The case involving Bell and the Itawamba County School Board is one of many across the country that is testing whether (and to what extent) schools can discipline students for similar speech that occurs off-campus. There is increasing clarity that they can.
In Doninger v. Niehoff (2008), for example, the court said “…that a student may be disciplined for expressive conduct, even conduct occurring off school grounds, when this conduct ‘would foreseeably create a risk of substantial disruption within the school environment,’ at least when it was similarly foreseeable that the off-campus expression might also reach campus.” Other cases have examined online speech that was published away from school. In Kowalski v. Berkeley County Schools (2011) the Fourth Circuit supported the school in their discipline of Musselman High School (West Virginia) senior Kara Kowalski who had targeted a classmate online. Likewise, in D.J.M. ex rel. D.M. v. Hannibal Pub. Sch. Dist. No 60 (2011) the Eighth Circuit ruled in favor of the school in disciplining a student who sent threatening Instant Messages about other students from home.
Can the School Discipline a Student for Threatening Rap Lyrics Directed Toward Staff?

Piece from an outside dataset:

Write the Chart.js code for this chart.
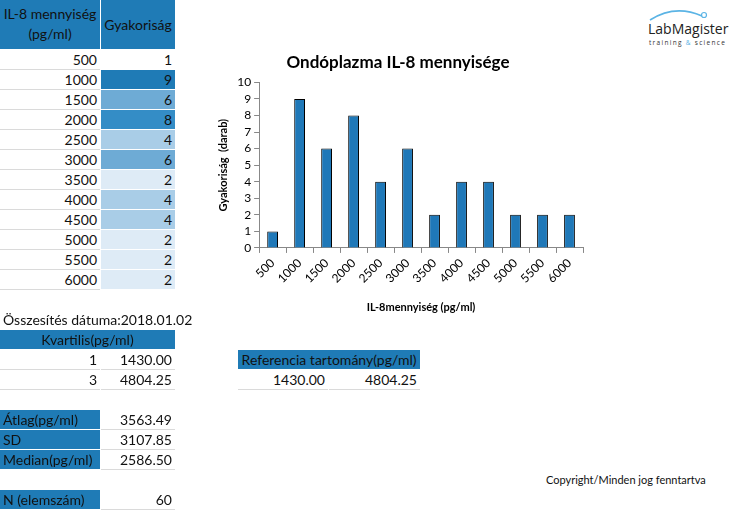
<!DOCTYPE html>
<html>
<head>
<meta charset="utf-8">
<script src="https://cdn.jsdelivr.net/npm/chart.js@4.4.1/dist/chart.umd.min.js"></script>
<style>
body { margin: 0; background: #fff; font-family: Lato, "Open Sans", sans-serif; color: #111; }
#page { position: relative; width: 740px; height: 530px; overflow: hidden; }
.cell { position: absolute; box-sizing: border-box; height: 20px; line-height: 20px; font-size: 14px; padding: 0 3px; white-space: nowrap; border-bottom: 1px solid #dadada; }
.hdr { background: #1f7bb6; border-bottom: 1px solid #fff; }
.r { text-align: right; }
.c { text-align: center; }
#chartBox { position: absolute; left: 193px; top: 44px; width: 412px; height: 274px; }
</style>
</head>
<body>
<div id="page">
  <div id="chartBox"><canvas id="barChart"></canvas></div>
  <svg style="position:absolute;left:640px;top:4px" width="95" height="45">
    <path d="M10 16 Q 35 0 62 12" fill="none" stroke="#5bb4e5" stroke-width="1.6"/>
    <circle cx="64" cy="11" r="2.5" fill="none" stroke="#5bb4e5" stroke-width="1.2"/>
    <text x="8" y="30" font-family="Open Sans, sans-serif" font-size="14" fill="#222">LabMagister</text>
    <text x="9" y="41" font-family="Open Sans, sans-serif" font-size="6.5" letter-spacing="1.3" fill="#333">training <tspan fill="#5bb4e5">&amp;</tspan> science</text>
  </svg>
  <div style="position:absolute;left:546px;top:473px;font-size:11px;">Copyright/Minden jog fenntartva</div>
</div>
<script>
// DATA
const categories = ["500", "1000", "1500", "2000", "2500", "3000", "3500", "4000", "4500", "5000", "5500", "6000"];
const counts = [1, 9, 6, 8, 4, 6, 2, 4, 4, 2, 2, 2];
const yTicks = [0, 1, 2, 3, 4, 5, 6, 7, 8, 9, 10];
const quartiles = ["1", "3"];
const quartileValues = ["1430.00", "4804.25"];
const refRange = ["1430.00", "4804.25"];
const statNames = ["Átlag(pg/ml)", "SD", "Median(pg/ml)"];
const statValues = ["3563.49", "3107.85", "2586.50"];
const nValue = "60";
const summaryDate = "2018.01.02";

const page = document.getElementById("page");
function cell(x, y, w, h, text, cls) {
    const d = document.createElement("div");
    d.className = "cell " + (cls || "");
    d.style.left = x + "px";
    d.style.top = y + "px";
    d.style.width = w + "px";
    d.style.height = h + "px";
    d.textContent = text;
    page.appendChild(d);
    return d;
}

// frequency table
const h1 = cell(0, 0, 100, 50, "", "hdr c");
h1.style.lineHeight = "20px";
h1.style.paddingTop = "4px";
h1.innerHTML = "IL-8 mennyiség<br>(pg/ml)";
const h2 = cell(101, 0, 74, 50, "Gyakoriság", "hdr c");
h2.style.lineHeight = "50px";

const heat = { 9: "#1f7bb6", 8: "#348dc6", 6: "#6eabd5", 4: "#a9cde7", 2: "#deebf6", 1: "#ffffff" };
categories.forEach((c, i) => {
    const y = 50 + i * 20;
    cell(0, y, 100, 20, c, "r");
    const v = cell(101, y, 74, 20, counts[i], "r");
    v.style.background = heat[counts[i]];
    v.style.borderBottom = "1px solid #fff";
});

// summary
const dt = cell(0, 310, 200, 20, "Összesítés dátuma:" + summaryDate, "");
dt.style.borderBottom = "none";
cell(0, 330, 175, 20, "Kvartilis(pg/ml)", "hdr c");
quartiles.forEach((q, i) => {
    cell(0, 350 + i * 20, 100, 20, q, "r");
    cell(101, 350 + i * 20, 74, 20, quartileValues[i], "r");
});
statNames.forEach((s, i) => {
    cell(0, 410 + i * 20, 100, 20, s, "hdr");
    cell(101, 410 + i * 20, 74, 20, statValues[i], "r");
});
cell(0, 490, 100, 20, "N (elemszám)", "hdr");
cell(101, 490, 74, 20, nValue, "r");

cell(238, 350, 182, 20, "Referencia tartomány(pg/ml)", "hdr c");
cell(238, 370, 90, 20, refRange[0], "r");
cell(329, 370, 91, 20, refRange[1], "r");

// BAR CHART
new Chart(document.getElementById("barChart"), {
    type: "bar",
    data: {
        labels: categories,
        datasets: [{
            data: counts,
            backgroundColor: "#1f78b8",
            borderColor: "#000",
            borderWidth: 1,
            barPercentage: 0.4,
            categoryPercentage: 1
        }]
    },
    options: {
        responsive: true,
        maintainAspectRatio: false,
        animation: false,
        layout: { padding: { left: 20, right: 22, top: 0, bottom: 0 } },
        plugins: {
            legend: { display: false },
            tooltip: { enabled: false },
            title: {
                display: true,
                text: "Ondóplazma IL-8 mennyisége",
                color: "#000",
                font: { family: "Lato", size: 17, weight: "bold" },
                padding: { top: 8, bottom: 10 }
            }
        },
        scales: {
            x: {
                grid: { display: true, drawOnChartArea: false, drawTicks: true, tickLength: 5, color: "#888" },
                border: { display: true, color: "#888" },
                ticks: { color: "#000", minRotation: 45, maxRotation: 45, font: { family: "Lato", size: 12 } },
                title: { display: true, text: "IL-8mennyiség (pg/ml)", color: "#000", font: { family: "Lato", size: 11, weight: "bold" }, padding: { top: 12 } }
            },
            y: {
                min: 0,
                max: 10,
                afterBuildTicks: (axis) => { axis.ticks = yTicks.map(v => ({ value: v })); },
                grid: { display: true, drawOnChartArea: false, drawTicks: true, tickLength: 5, color: "#888" },
                border: { display: true, color: "#888" },
                ticks: { color: "#000", autoSkip: false, font: { family: "Lato", size: 12 } },
                title: { display: true, text: "Gyakoriság  (darab)", color: "#000", font: { family: "Lato", size: 11, weight: "bold" }, padding: { bottom: 4 } }
            }
        }
    }
});
</script>
</body>
</html>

What we can surmise from the currently-available case law collectively, I think, is that nonthreatening off-campus student speech that does not disrupt the learning environment at school is largely out-of-bounds for formal discipline by the school. The Supreme Court has been asked to review Bell v. Itawamba County School Board as well, with the goal of answering with some certainty “…whether and to what extent public schools, consistent with the First Amendment, may discipline students for their off-campus speech.” Until the high court weighs in, educators across the country will continue to question what they can and can’t do when it comes to responding to off-campus speech and behaviors that could impact their classrooms.